L’Observatoire se félicite de l’acquittement des défenseur⋅es des droits humains de Karapatan, Gabriela et RMP mentionné⋅es ci-dessus et réitère sa solidarité indéfectible avec elles et eux, et pour leur travail pacifique et essentiel en faveur des droits humains. Cependant, l’Observatoire rappelle que ces personnes n’auraient jamais dû faire l’objet d’un harcèlement judiciaire en premier lieu, puisqu’ils et elles étaient poursuivi⋅es uniquement pour leur travail légitime en faveur des droits humains.

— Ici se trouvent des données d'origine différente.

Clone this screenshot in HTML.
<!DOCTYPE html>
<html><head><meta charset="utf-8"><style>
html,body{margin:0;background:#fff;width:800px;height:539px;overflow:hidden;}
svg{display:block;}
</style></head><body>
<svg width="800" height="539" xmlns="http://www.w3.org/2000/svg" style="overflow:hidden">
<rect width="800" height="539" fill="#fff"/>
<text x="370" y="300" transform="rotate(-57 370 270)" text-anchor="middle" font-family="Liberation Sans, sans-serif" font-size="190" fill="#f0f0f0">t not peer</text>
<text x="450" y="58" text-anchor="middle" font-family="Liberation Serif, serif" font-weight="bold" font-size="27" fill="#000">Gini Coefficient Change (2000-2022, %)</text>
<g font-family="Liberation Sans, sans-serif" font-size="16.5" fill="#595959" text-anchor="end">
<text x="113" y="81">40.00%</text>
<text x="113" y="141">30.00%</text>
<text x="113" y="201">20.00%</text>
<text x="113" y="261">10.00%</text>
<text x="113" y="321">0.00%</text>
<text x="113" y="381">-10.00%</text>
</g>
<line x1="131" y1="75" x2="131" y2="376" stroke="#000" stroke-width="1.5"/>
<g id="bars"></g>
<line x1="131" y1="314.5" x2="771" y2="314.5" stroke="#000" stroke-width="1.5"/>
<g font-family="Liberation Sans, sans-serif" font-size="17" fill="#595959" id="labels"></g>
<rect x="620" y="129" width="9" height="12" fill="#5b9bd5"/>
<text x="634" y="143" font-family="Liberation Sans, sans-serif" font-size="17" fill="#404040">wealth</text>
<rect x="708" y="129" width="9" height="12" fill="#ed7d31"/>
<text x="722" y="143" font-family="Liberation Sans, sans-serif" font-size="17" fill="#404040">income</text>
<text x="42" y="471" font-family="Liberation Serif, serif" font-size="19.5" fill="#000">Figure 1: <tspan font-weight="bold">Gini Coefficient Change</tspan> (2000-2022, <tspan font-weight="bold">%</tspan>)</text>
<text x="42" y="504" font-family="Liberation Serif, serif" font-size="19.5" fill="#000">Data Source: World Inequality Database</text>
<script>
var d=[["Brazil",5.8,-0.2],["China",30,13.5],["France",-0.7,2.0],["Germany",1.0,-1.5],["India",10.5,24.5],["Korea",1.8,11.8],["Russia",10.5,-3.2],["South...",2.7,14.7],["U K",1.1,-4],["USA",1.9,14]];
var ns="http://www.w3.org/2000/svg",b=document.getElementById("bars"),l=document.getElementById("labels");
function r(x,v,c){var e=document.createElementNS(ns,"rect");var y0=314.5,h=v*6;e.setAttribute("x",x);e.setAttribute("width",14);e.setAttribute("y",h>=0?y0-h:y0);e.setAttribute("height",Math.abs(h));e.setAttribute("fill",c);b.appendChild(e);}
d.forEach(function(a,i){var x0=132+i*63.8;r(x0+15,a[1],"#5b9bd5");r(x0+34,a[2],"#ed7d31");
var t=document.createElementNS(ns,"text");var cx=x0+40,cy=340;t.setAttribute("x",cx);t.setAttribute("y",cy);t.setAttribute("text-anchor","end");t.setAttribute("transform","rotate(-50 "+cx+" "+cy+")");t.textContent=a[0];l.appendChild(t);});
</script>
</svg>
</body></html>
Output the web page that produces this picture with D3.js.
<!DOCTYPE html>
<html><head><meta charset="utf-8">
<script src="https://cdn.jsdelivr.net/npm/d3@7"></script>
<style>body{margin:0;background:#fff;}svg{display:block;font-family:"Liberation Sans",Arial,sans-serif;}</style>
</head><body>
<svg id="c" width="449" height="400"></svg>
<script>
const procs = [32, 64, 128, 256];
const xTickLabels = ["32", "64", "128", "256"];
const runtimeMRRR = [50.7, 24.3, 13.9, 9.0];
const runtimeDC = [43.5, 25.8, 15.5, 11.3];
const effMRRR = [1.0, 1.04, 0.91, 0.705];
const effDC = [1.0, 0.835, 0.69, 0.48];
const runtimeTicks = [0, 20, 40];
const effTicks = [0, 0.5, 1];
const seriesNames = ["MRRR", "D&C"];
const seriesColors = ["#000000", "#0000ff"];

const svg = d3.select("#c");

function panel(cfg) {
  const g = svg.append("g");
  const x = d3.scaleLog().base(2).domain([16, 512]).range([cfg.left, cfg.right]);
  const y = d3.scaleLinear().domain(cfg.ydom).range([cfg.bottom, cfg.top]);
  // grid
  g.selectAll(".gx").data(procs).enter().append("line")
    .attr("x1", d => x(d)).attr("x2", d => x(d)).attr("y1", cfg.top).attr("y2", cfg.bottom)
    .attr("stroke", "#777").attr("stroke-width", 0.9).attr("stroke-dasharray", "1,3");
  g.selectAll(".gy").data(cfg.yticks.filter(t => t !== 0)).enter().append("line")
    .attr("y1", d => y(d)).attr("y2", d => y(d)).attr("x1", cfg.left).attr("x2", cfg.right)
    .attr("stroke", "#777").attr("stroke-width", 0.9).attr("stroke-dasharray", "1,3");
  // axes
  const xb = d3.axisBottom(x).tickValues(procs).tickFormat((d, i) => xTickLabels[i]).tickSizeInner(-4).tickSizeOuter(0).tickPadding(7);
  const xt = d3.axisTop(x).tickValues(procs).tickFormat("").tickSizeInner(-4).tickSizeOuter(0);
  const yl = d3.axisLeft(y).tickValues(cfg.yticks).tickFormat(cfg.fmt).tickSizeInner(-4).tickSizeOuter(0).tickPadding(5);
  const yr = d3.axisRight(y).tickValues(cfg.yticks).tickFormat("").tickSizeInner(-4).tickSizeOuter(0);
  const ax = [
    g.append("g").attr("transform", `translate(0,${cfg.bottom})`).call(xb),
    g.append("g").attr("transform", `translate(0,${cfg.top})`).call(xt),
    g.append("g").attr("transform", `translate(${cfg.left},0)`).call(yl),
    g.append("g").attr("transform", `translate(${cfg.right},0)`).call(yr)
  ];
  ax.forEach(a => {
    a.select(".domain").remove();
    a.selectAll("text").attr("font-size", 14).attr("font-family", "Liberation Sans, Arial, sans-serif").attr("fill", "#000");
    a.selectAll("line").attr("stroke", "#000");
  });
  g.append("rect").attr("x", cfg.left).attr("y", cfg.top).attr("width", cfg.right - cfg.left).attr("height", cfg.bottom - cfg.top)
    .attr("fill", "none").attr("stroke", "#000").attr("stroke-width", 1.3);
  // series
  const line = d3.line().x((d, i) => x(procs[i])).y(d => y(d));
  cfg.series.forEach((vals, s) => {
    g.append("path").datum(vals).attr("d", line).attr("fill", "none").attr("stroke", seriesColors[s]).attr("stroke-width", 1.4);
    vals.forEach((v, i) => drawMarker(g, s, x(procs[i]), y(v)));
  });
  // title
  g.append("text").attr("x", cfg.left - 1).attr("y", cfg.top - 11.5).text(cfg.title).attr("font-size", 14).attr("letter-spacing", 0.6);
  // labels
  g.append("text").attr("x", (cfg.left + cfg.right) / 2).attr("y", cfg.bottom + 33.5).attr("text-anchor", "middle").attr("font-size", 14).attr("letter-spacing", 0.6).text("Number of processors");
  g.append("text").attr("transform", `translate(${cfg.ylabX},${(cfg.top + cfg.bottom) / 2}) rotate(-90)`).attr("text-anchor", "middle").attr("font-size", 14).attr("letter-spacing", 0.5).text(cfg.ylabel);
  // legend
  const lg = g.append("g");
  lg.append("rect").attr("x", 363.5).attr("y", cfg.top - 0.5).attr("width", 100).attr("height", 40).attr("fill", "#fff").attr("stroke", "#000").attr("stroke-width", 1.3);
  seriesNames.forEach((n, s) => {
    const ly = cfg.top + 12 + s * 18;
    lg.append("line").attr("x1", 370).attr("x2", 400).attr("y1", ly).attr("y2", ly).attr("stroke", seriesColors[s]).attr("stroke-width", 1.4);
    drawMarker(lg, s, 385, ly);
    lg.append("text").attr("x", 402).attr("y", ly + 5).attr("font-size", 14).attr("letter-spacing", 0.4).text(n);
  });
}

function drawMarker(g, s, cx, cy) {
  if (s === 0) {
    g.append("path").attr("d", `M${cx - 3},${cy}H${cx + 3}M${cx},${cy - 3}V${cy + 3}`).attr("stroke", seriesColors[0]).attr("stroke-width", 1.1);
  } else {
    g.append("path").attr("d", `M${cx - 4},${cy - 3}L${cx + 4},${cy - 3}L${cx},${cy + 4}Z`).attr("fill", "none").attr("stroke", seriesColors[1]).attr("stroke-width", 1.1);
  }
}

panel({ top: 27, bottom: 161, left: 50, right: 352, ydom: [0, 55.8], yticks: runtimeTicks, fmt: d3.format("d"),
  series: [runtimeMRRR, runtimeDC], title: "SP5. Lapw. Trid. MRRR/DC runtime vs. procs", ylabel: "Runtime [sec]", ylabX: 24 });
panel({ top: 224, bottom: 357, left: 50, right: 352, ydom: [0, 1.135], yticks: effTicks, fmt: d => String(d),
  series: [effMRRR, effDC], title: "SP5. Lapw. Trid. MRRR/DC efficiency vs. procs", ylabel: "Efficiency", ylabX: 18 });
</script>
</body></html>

L’Observatoire rappelle que le harcèlement judiciaire à l’encontre de Karapatan, Gabriela et RMP n’est pas un cas isolé, mais fait partie d’une tendance générale d’attaques contre les défenseur⋅es des droits humains aux Philippines par des acteurs étatiques aussi bien que non étatiques, et qui prend la forme de meurtres, détentions arbitraires, criminalisation et campagnes de stigmatisation.

Un climat extrêmement hostile pour les défenseur⋅es des droits humains prévaut aux Philippines. Les meurtres de défenseur⋅es font rarement l’objet d’une enquête, ce qui accroît la vulnérabilité de celles et ceux qui poursuivent leur activité, tout en sapant la confiance de la communauté des droits humains dans le système judiciaire. En outre, la loi antiterroriste adoptée en juillet 2020 a encore aggravé la situation précaire des défenseur⋅es des droits humains en institutionnalisant juridiquement la pratique de l’« étiquetage rouge  » des défenseur⋅es à la faveur de définitions larges et vagues du terrorisme.

L’Observatoire appelle le nouveau Président des Philippines, Ferdinand Marcos Jr., et son administration, à inverser cette tendance, à cesser les menaces et les attaques contre les défenseur⋅es des droits humains et à assurer la protection de leurs droits, y compris le droit à la vie, à une procédure régulière, à la liberté d’expression et à la liberté de réunion pacifique.